Ach, ik weet ook wel dat ik niet per se geholpen ben met antwoorden. Maar ik orden zo graag, ben me zo graag bewust van wat er precies met me aan de hand is. Alsof de klachten vanzelf verdwijnen als ik het ‘raadsel’ heb opgelost. Onzin, natuurlijk. Daar probeer ik mezelf dan ook weer van te overtuigen, waardoor de ene na de andere mentale rechtszaak de revue passeert. Geen enkel slotbetoog blijkt sluitend.

Bovenstaande schreef ik enkele dagen geleden. Ik hou van verhalen met een kop en een staart, maar ik kon op dat moment de staart niet vinden. Mijn angsten werden weer te groot en als ik angstig ben, schrijf ik zelden (terwijl ik me door schrijven bijna altijd minder bang voel). Enfin, inmiddels heb ik de staart van het verhaal wel gevonden. Ik werd niet ziek. En de wereld verging niet. Hoe akelig ik me ook voelde, de heftigheid van die gewaarwording was (en is) nooit voor altijd. En dat vergeet ik IEDERE KEER OPNIEUW. Als mijn depressie komt, me omarmt en me verdooft, lijkt het telkens weer alsof hij nooit weg is geweest. Hoezeer ik me op goede momenten ook probeer te wapenen tegen wat wellicht komen gaat, het mag nauwelijks baten. Als ik me slecht voel, is het alsof al het goeds dat daar aan vooraf ging niet meer bestaat. Of toch in ieder geval niet belangrijk meer is.

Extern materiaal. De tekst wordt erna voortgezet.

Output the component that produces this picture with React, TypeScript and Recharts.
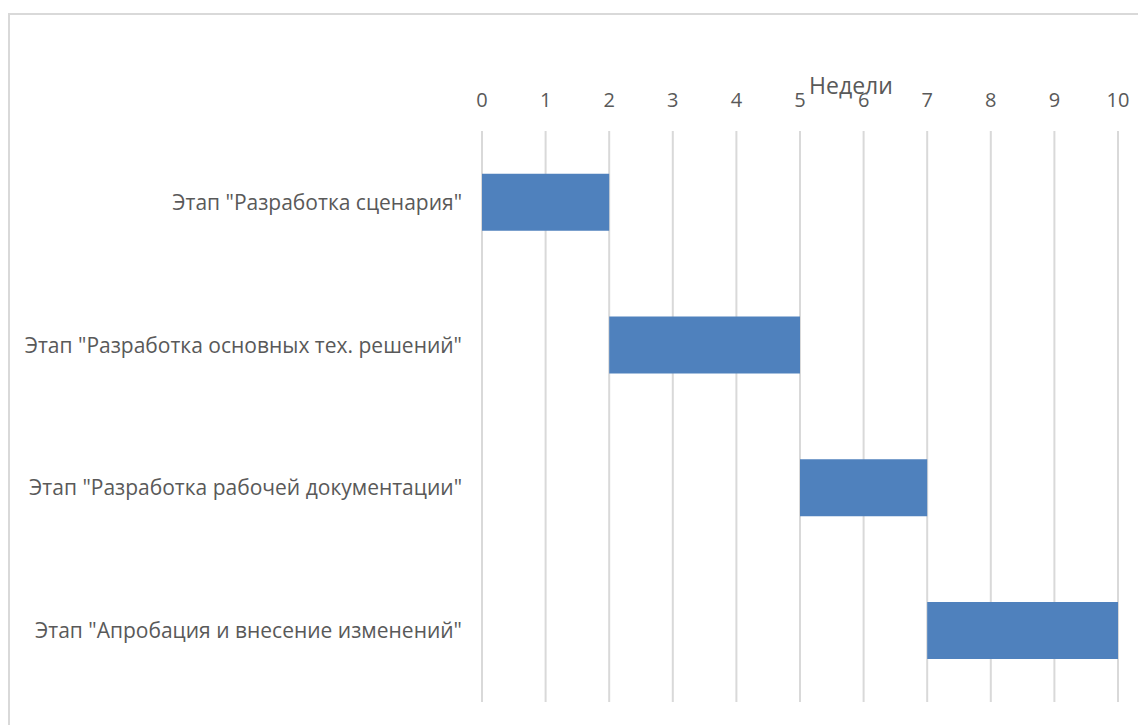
import React from 'react';
import { BarChart, Bar, XAxis, YAxis, CartesianGrid } from 'recharts';

const STAGES = [
  'Этап "Разработка сценария"',
  'Этап "Разработка основных тех. решений"',
  'Этап "Разработка рабочей документации"',
  'Этап "Апробация и внесение изменений"',
];
const START_WEEK = [0, 2, 5, 7];
const DURATION = [2, 3, 2, 3];
const WEEK_TICKS = [0, 1, 2, 3, 4, 5, 6, 7, 8, 9, 10];

const data = STAGES.map((name, i) => ({ name, start: START_WEEK[i], duration: DURATION[i] }));

const FONT = '"Open Sans", "Noto Sans", sans-serif';

export default function App() {
  return (
    <div
      style={{
        position: 'relative',
        width: 1160,
        height: 740,
        marginTop: 5,
        border: '2px solid #d9d9d9',
        background: '#fff',
        fontFamily: FONT,
      }}
    >
      <div
        style={{
          position: 'absolute',
          left: 841 - 70,
          top: 70 - 17,
          width: 140,
          textAlign: 'center',
          fontSize: 23,
          color: '#595959',
          lineHeight: '34px',
          zIndex: 2,
        }}
      >
        Недели
      </div>
      <BarChart
        width={1146}
        height={720}
        data={data}
        layout="vertical"
        barCategoryGap="30%"
        margin={{ top: 86, right: 38, bottom: 33, left: 4 }}
      >
        <CartesianGrid horizontal={false} stroke="#d9d9d9" strokeWidth={2} />
        <XAxis
          type="number"
          orientation="top"
          domain={[0, 10]}
          ticks={WEEK_TICKS}
          interval={0}
          height={30}
          axisLine={false}
          tickLine={false}
          tickSize={0}
          tickMargin={24}
          tick={{ fontSize: 20, fill: '#595959', fontFamily: FONT }}
        />
        <YAxis
          type="category"
          dataKey="name"
          width={468}
          axisLine={false}
          tickLine={false}
          tickSize={0}
          tickMargin={20}
          tick={{ fontSize: 21, fill: '#595959', fontFamily: FONT }}
        />
        <Bar dataKey="start" stackId="g" fill="transparent" isAnimationActive={false} />
        <Bar dataKey="duration" stackId="g" fill="#4f81bd" isAnimationActive={false} />
      </BarChart>
    </div>
  );
}
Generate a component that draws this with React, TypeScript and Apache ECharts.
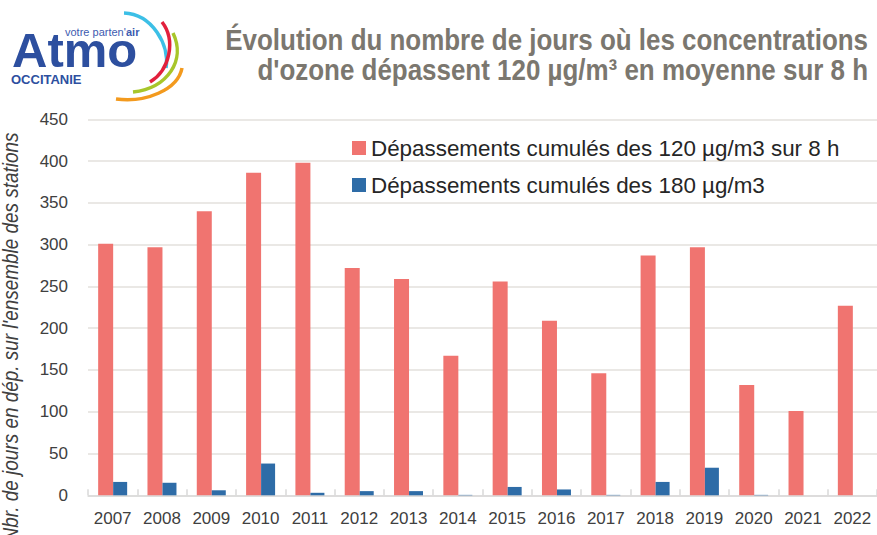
import React, { useEffect, useRef } from "react";
import * as echarts from "echarts";

const years = ["2007","2008","2009","2010","2011","2012","2013","2014","2015","2016","2017","2018","2019","2020","2021","2022"];
const dep120 = [301, 297, 340, 386, 398, 272, 259, 167, 256, 209, 146, 287, 297, 132, 101, 227];
const dep180 = [16, 15, 6, 38, 3, 5, 5, 0.5, 10, 7, 0.5, 16, 33, 0.5, 0, 0];
const seriesNames = ["Dépassements cumulés des 120 µg/m3 sur 8 h", "Dépassements cumulés des 180 µg/m3"];
const titleLines = ["Évolution du nombre de jours où les concentrations", "d'ozone dépassent 120 µg/m³ en moyenne sur 8 h"];
const yAxisName = "Nbr. de jours en dép. sur l'ensemble des stations";

const FONT = "'Liberation Sans', Arial, sans-serif";

export default function App() {
  const ref = useRef<HTMLDivElement>(null);
  useEffect(() => {
    const chart = echarts.init(ref.current!, null, { renderer: "svg" });
    chart.setOption({
      animation: false,
      backgroundColor: "#ffffff",
      grid: { left: 88, right: 0, top: 119.3, bottom: 39.7, containLabel: false },
      legend: {
        orient: "vertical",
        left: 352,
        top: 137,
        padding: 0,
        itemWidth: 14,
        itemHeight: 14,
        itemGap: 15,
        icon: "rect",
        textStyle: { fontFamily: FONT, fontSize: 22.4, color: "#262626" },
        data: seriesNames,
      },
      xAxis: {
        type: "category",
        data: years,
        axisLine: { lineStyle: { color: "#d9d9d9", width: 1.5 } },
        axisTick: { show: true, inside: true, length: 6, lineStyle: { color: "#d9d9d9", width: 1.5 } },
        axisLabel: { fontFamily: FONT, fontSize: 17, color: "#404040", margin: 15, interval: 0 },
      },
      yAxis: {
        type: "value",
        min: 0,
        max: 450,
        interval: 50,
        axisLine: { show: false },
        axisTick: { show: false },
        splitLine: { lineStyle: { color: "#e3e0dc", width: 1.5 } },
        axisLabel: { fontFamily: FONT, fontSize: 17, color: "#404040", margin: 20 },
      },
      series: [
        { name: seriesNames[0], type: "bar", data: dep120, itemStyle: { color: "#f07470" }, barWidth: 15, barGap: "0%" },
        { name: seriesNames[1], type: "bar", data: dep180, itemStyle: { color: "#2e6ca7" }, barWidth: 14, barGap: "0%" },
      ],
      graphic: [
        {
          type: "text",
          x: 868,
          y: 40,
          scaleX: 0.895,
          style: { text: titleLines[0], fontFamily: FONT, fontWeight: "bold", fontSize: 29, fill: "#7b776f", align: "right", verticalAlign: "middle" },
        },
        {
          type: "text",
          x: 868,
          y: 70,
          scaleX: 0.895,
          style: { text: titleLines[1], fontFamily: FONT, fontWeight: "bold", fontSize: 29, fill: "#7b776f", align: "right", verticalAlign: "middle" },
        },
        {
          type: "text",
          x: 10,
          y: 337,
          rotation: Math.PI / 2,
          scaleX: 0.861,
          style: { text: yAxisName, fontFamily: FONT, fontStyle: "italic", fontSize: 22, fill: "#404040", align: "center", verticalAlign: "middle" },
        },
        // logo
        {
          type: "text",
          x: 12,
          y: 74,
          style: { text: "Atmo", fontFamily: FONT, fontWeight: "bold", fontSize: 49, fill: "#2d4f9f", verticalAlign: "bottom", align: "left" },
        },
        {
          type: "text",
          x: 65,
          y: 37,
          style: { text: "votre parten'", fontFamily: FONT, fontSize: 11, fill: "#3d5bb0", verticalAlign: "bottom" },
        },
        {
          type: "text",
          x: 126,
          y: 37,
          style: { text: "air", fontFamily: FONT, fontWeight: "bold", fontSize: 11, fill: "#3d5bb0", verticalAlign: "bottom" },
        },
        {
          type: "text",
          x: 11,
          y: 86,
          style: { text: "OCCITANIE", fontFamily: FONT, fontWeight: "bold", fontSize: 13, fill: "#2d4f9f", verticalAlign: "bottom" },
        },
        {
          type: "bezierCurve",
          shape: { x1: 124, y1: 13, cpx1: 152, cpy1: 14, cpx2: 170, cpy2: 45, x2: 166, y2: 68 },
          style: { stroke: "#3cbfe6", lineWidth: 3.5, fill: null },
        },
        {
          type: "bezierCurve",
          shape: { x1: 162, y1: 22, cpx1: 176, cpy1: 40, cpx2: 170, cpy2: 70, x2: 150, y2: 82 },
          style: { stroke: "#e2203c", lineWidth: 3.5, fill: null },
        },
        {
          type: "bezierCurve",
          shape: { x1: 173, y1: 33, cpx1: 186, cpy1: 60, cpx2: 168, cpy2: 88, x2: 133, y2: 92 },
          style: { stroke: "#a8c62a", lineWidth: 3.5, fill: null },
        },
        {
          type: "bezierCurve",
          shape: { x1: 182, y1: 68, cpx1: 178, cpy1: 90, cpx2: 145, cpy2: 103, x2: 116, y2: 99 },
          style: { stroke: "#f39a1e", lineWidth: 3.5, fill: null },
        },
      ],
    });
    return () => chart.dispose();
  }, []);
  return <div ref={ref} style={{ position: "fixed", left: 0, top: 0, width: 877, height: 535 }} />;
}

Dat is zwaar, want daardoor voelt iedere val nieuw, oneindig en allesomvattend. Maar dat is hij dus NIET. Dát is mijn staart. Hoewel ik hem regelmatig over het hoofd zie, is hij er altijd. Het gevoel dat mijn wereld ieder moment kan vergaan? Dat gaat over. Iedere keer weer. Ik vecht me er doorheen en ontdek dat de zon heus soms schijnt, al is het maar voor even. Deze pijn? Die kan ik dragen. En hij wordt weer minder. Dat mag ik nooit vergeten, hoe moeilijk dat soms ook is. Want: “Nightmares end. They shouldn’t end who you are”.